◆ **Requirement**: All of the data should be output character for character, except the pictures.

—————

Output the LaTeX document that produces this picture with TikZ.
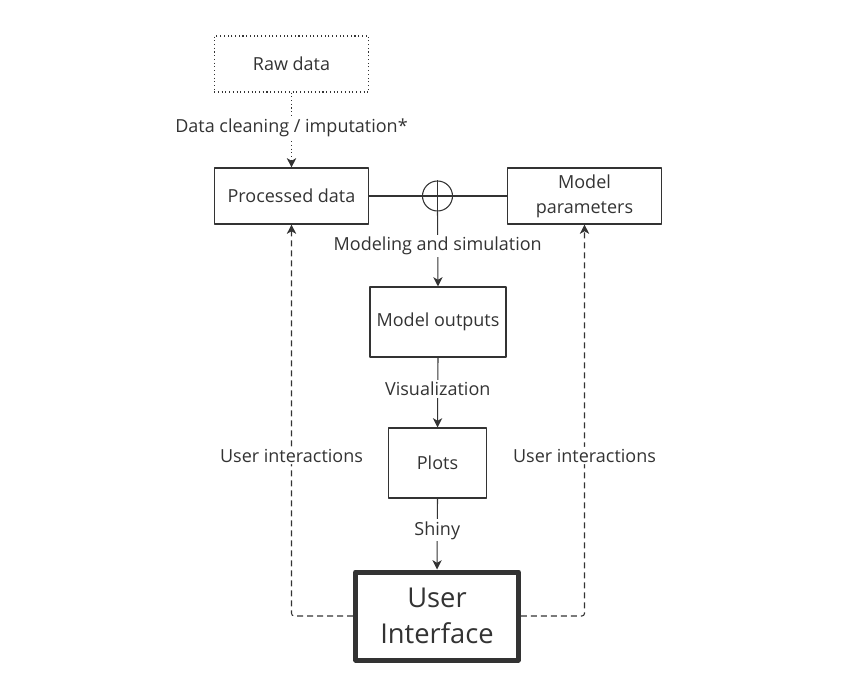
\documentclass[tikz,border=0pt]{standalone}
\usepackage{fontspec}
\setmainfont{Open Sans}
\usetikzlibrary{arrows.meta}
\begin{document}
\begin{tikzpicture}[x=0.75pt, y=-0.75pt, line join=round, color=black!80, line width=0.8pt,
	>={Stealth[length=7pt, width=7pt, inset=2pt]}, font=\fontsize{13.5}{18.5}\selectfont,
	box/.style={draw, minimum width=116pt, minimum height=42pt, align=center},
	lbl/.style={fill=white, inner sep=1.5pt},
	usr/.style={dash pattern=on 4.5pt off 3pt, rounded corners=2pt, ->}]
	\useasboundingbox (0,0) rectangle (846,689);
	\node[box, dotted] (raw) at (291.5,64) {Raw data};
	\node[box] (proc) at (291.5,196) {Processed data};
	\node[box] (par) at (584.5,196) {Model\\parameters};
	\node[draw, circle, minimum size=22.5pt, inner sep=0pt] (sum) at (437.5,196) {};
	\node[box, minimum width=102pt, minimum height=52.5pt] (out) at (438,322) {Model outputs};
	\node[box, minimum width=74pt, minimum height=52.5pt] (plot) at (437.5,463) {Plots};
	\node[draw, line width=3.75pt, minimum width=122pt, minimum height=66pt, align=center,
		font=\fontsize{20.5}{27}\selectfont] (ui) at (437,616) {User\\Interface};
	\draw (proc.east) -- (par.west);
	\draw (sum.north) -- (sum.south);
	\draw[->] (sum.south) -- (out.north) node[lbl, pos=0.46]{Modeling and simulation};
	\draw[dotted, ->] (raw.south) -- (proc.north) node[lbl, pos=0.47]{Data cleaning / imputation*};
	\draw[->] (out.south) -- (plot.north) node[lbl, pos=0.45]{Visualization};
	\draw[->] (plot.south) -- (ui.north) node[lbl, pos=0.45]{Shiny};
	\draw[usr] (ui.west) -| (proc.south) node[lbl, pos=0.705]{User interactions};
	\draw[usr] (ui.east) -| (par.south) node[lbl, pos=0.705]{User interactions};
\end{tikzpicture}
\end{document}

—————

◆ **Solution to the problem**:
Output the LaTeX document that produces this picture with TikZ.
\documentclass[tikz,border=0pt]{standalone}
\usepackage{fontspec}
\setmainfont{Open Sans}
\usetikzlibrary{arrows.meta}
\begin{document}
\begin{tikzpicture}[x=0.75pt, y=-0.75pt, line join=round, color=black!80, line width=0.8pt,
	>={Stealth[length=7pt, width=7pt, inset=2pt]}, font=\fontsize{13.5}{18.5}\selectfont,
	box/.style={draw, minimum width=116pt, minimum height=42pt, align=center},
	lbl/.style={fill=white, inner sep=1.5pt},
	usr/.style={dash pattern=on 4.5pt off 3pt, rounded corners=2pt, ->}]
	\useasboundingbox (0,0) rectangle (846,689);
	\node[box, dotted] (raw) at (291.5,64) {Raw data};
	\node[box] (proc) at (291.5,196) {Processed data};
	\node[box] (par) at (584.5,196) {Model\\parameters};
	\node[draw, circle, minimum size=22.5pt, inner sep=0pt] (sum) at (437.5,196) {};
	\node[box, minimum width=102pt, minimum height=52.5pt] (out) at (438,322) {Model outputs};
	\node[box, minimum width=74pt, minimum height=52.5pt] (plot) at (437.5,463) {Plots};
	\node[draw, line width=3.75pt, minimum width=122pt, minimum height=66pt, align=center,
		font=\fontsize{20.5}{27}\selectfont] (ui) at (437,616) {User\\Interface};
	\draw (proc.east) -- (par.west);
	\draw (sum.north) -- (sum.south);
	\draw[->] (sum.south) -- (out.north) node[lbl, pos=0.46]{Modeling and simulation};
	\draw[dotted, ->] (raw.south) -- (proc.north) node[lbl, pos=0.47]{Data cleaning / imputation*};
	\draw[->] (out.south) -- (plot.north) node[lbl, pos=0.45]{Visualization};
	\draw[->] (plot.south) -- (ui.north) node[lbl, pos=0.45]{Shiny};
	\draw[usr] (ui.west) -| (proc.south) node[lbl, pos=0.705]{User interactions};
	\draw[usr] (ui.east) -| (par.south) node[lbl, pos=0.705]{User interactions};
\end{tikzpicture}
\end{document}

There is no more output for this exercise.